The small band of Brexiters taking part in the March To Leave journey from Sunderland to London are reportedly running low on their supply of nourishing elven bread, or Lembas.
A small piece of the wholesome, ‘waybread’ was given to each participant, wrapped in a single Telperion leaf, by march organiser, Nigel ‘Galadriel’ Farage, before they set out on their quest to rescue Brexit from the dark forces of Parliamendor last Sunday.
A spokesman for the marchers, calling himself, Banksie Son Of Bloat, spoke to newsmen from outside his club in London’s Bloomsbury.
“I have been informed of the shortage of Lembas and will be doing everything in my power to ensure that a fresh supply is sent to the boys and girls as soon as I have received the necessary bank transfers from them”
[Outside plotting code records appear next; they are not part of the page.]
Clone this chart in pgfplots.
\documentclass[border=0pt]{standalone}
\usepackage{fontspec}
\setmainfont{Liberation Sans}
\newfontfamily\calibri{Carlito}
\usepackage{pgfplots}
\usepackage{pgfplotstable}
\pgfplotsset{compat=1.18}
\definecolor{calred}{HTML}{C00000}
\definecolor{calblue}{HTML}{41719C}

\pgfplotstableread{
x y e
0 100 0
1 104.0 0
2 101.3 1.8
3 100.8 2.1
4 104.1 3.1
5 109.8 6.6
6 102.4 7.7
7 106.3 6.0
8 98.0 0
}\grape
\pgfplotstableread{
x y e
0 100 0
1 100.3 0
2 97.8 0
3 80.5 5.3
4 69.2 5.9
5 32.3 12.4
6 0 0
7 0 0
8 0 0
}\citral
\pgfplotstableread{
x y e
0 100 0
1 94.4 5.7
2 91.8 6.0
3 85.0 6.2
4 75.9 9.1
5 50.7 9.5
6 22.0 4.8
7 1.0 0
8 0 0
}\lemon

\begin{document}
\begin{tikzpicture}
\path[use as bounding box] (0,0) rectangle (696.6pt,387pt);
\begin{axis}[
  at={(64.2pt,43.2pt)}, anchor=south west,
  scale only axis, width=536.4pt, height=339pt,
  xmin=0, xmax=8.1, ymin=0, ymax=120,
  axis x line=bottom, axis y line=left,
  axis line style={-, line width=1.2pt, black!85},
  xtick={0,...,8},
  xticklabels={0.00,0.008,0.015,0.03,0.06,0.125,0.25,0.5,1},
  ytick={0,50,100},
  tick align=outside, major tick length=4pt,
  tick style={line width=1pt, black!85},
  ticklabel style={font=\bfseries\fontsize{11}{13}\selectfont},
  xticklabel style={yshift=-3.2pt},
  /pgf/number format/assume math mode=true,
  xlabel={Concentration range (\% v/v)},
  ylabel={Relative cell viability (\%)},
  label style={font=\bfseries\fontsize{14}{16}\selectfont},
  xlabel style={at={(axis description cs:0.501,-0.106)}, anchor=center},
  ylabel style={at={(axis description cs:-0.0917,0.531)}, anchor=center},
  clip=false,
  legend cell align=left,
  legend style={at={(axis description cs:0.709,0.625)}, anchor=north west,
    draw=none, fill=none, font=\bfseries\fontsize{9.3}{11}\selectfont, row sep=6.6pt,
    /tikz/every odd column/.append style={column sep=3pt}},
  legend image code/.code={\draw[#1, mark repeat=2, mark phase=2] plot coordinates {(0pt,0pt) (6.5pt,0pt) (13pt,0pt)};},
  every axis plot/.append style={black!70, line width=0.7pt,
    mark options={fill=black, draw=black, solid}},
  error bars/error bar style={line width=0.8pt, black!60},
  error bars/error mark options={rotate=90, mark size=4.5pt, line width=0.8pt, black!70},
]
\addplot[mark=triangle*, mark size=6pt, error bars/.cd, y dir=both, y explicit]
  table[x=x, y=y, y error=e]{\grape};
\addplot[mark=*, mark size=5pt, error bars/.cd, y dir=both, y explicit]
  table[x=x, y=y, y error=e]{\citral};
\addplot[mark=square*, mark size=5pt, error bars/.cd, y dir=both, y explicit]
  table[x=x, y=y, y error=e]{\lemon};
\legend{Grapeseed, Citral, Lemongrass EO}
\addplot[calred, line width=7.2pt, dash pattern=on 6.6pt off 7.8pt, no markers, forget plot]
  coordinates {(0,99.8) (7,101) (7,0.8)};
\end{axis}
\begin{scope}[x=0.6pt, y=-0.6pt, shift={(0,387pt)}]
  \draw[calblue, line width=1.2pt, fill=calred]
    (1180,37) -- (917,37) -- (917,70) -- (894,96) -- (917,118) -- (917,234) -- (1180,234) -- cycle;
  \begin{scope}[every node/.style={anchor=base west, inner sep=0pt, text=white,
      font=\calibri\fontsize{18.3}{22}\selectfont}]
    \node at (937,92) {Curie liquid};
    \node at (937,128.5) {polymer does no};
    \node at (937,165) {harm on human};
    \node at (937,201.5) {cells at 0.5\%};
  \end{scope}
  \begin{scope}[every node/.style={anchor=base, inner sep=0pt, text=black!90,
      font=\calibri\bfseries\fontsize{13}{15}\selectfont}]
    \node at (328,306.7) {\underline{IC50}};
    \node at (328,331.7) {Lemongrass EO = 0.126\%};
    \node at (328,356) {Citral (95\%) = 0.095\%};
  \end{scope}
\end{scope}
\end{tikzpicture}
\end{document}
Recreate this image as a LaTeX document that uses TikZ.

When challenged about the sparsity of the participants, he explained that there were over a thousand to begin with but many had been picked off by fearsome Snowflake Ring Wraiths shortly after setting off from an inn, and by raiding parties of extreme left-wing Remoaner Orcs on the outskirts of Hartlepool
Newsmen later confronted, march organiser, Farage, and asked him why he wasn’t participating himself.
He explained that he had been there the entire time but had been invisible because he’d been wearing the One Ring To Fool Them All.
He then slipped a gold band on his middle finger and disappeared into a wine bar in swish, Minas Mayfair.
Apologies to our valued friends from foreign lands who won’t have a clue as to what we’re taking the piss out of here. It’s basically a bunch of fuckwits trudging through the rain in support of a policy that will bring our country down to the level of a 3rd World banana republic without any bananas.